Beguiling study of American intellectual and cultural life two centuries ago at the places where forests and civilization met.
“Reading books, filling in the blanks with my imagination, I sought to restore the stories of the figures in the original I had not seen, which itself was a record of what the chronicler-carver perhaps only dreamed when he invented the life of his times.” So writes Stanford humanities professor Nemerov of a mysterious carved box that, long ago, poked its way out of a streambank. It’s not the only mystery in the pages of this luminous book. Another is the odd vision of a figure painted in the crook of a tree high above a Virginia forest floor, both startling and delighting its discoverer, who took the opportunity to “ponder the fact that his imagination gave rise to such phantoms.” Nemerov is a collector of such forest-born visions. Some are exalted, as when, early in this episodic, anecdotal narrative, Nathaniel Hawthorne finds in the New England woods a metaphor for his work. “For him,” writes Nemerov, “trees were brains, arbors of thought, much like his own.” Some are economic: Groves of hemlock are felled in order to cure livestock hides, with a noxious load of acids and blood dumped into a pristine Hudson River.

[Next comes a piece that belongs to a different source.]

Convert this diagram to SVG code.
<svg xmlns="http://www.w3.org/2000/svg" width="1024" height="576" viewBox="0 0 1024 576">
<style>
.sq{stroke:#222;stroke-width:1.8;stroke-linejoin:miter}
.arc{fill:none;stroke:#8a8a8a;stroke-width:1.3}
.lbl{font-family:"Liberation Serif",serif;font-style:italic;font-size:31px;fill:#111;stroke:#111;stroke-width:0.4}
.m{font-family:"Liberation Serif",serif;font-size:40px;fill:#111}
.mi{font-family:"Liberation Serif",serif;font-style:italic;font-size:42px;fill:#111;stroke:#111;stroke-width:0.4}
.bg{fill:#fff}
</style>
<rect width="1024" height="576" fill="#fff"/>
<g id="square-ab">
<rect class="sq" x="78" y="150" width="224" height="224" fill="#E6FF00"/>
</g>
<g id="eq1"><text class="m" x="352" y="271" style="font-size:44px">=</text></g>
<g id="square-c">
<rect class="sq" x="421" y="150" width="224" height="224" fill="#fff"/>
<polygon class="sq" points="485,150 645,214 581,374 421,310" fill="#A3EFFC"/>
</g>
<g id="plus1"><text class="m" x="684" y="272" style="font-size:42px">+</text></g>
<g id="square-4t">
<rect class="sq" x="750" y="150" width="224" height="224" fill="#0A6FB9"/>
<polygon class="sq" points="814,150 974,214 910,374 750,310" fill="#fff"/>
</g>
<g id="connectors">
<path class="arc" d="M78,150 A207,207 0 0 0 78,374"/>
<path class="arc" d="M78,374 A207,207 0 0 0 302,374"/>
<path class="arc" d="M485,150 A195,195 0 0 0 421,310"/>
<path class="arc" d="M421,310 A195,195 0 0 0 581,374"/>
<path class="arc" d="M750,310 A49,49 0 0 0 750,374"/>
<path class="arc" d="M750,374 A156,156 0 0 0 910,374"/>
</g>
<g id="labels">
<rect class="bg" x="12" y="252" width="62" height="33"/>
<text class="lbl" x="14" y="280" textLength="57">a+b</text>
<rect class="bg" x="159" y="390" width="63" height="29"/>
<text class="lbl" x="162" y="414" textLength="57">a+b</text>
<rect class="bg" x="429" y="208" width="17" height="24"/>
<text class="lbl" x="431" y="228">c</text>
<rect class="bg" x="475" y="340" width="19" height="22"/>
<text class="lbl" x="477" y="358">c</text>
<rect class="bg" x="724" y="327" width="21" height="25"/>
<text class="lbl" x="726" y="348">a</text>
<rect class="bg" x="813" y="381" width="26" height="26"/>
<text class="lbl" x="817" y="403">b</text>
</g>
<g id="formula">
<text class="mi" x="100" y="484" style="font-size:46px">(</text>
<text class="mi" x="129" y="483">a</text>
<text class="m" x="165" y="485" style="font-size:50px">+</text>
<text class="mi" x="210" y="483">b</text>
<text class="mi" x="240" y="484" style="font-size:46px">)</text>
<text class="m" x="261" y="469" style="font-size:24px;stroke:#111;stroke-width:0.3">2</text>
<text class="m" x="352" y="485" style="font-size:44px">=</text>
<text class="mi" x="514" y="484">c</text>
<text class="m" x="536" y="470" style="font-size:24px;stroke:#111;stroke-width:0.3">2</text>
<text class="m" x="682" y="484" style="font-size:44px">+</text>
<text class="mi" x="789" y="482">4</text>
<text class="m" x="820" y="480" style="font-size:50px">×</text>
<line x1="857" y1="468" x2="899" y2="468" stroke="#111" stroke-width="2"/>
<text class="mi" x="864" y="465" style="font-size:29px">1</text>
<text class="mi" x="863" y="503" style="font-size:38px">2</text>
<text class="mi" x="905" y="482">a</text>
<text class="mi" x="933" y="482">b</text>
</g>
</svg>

Some are ominous: Nat Turner retreats to “a self-secluded place in the woods” to plan his uprising of enslaved people. Nemerov delights in turning up surprises that inform his pointed tales. His discovery of the story of David Douglas, who lent the Douglas fir his name and whose life ended tragically in a trap meant to protect gardens from rampaging cattle, is a feat of scholarly detection. So is his restoration to history of an Irish immigrant who, sadly, fell from an elm he was trimming, a narrative frame within which the author discusses anti-immigrant sentiment.
A lively history of the early republic, its branches coming together to form a sturdy whole.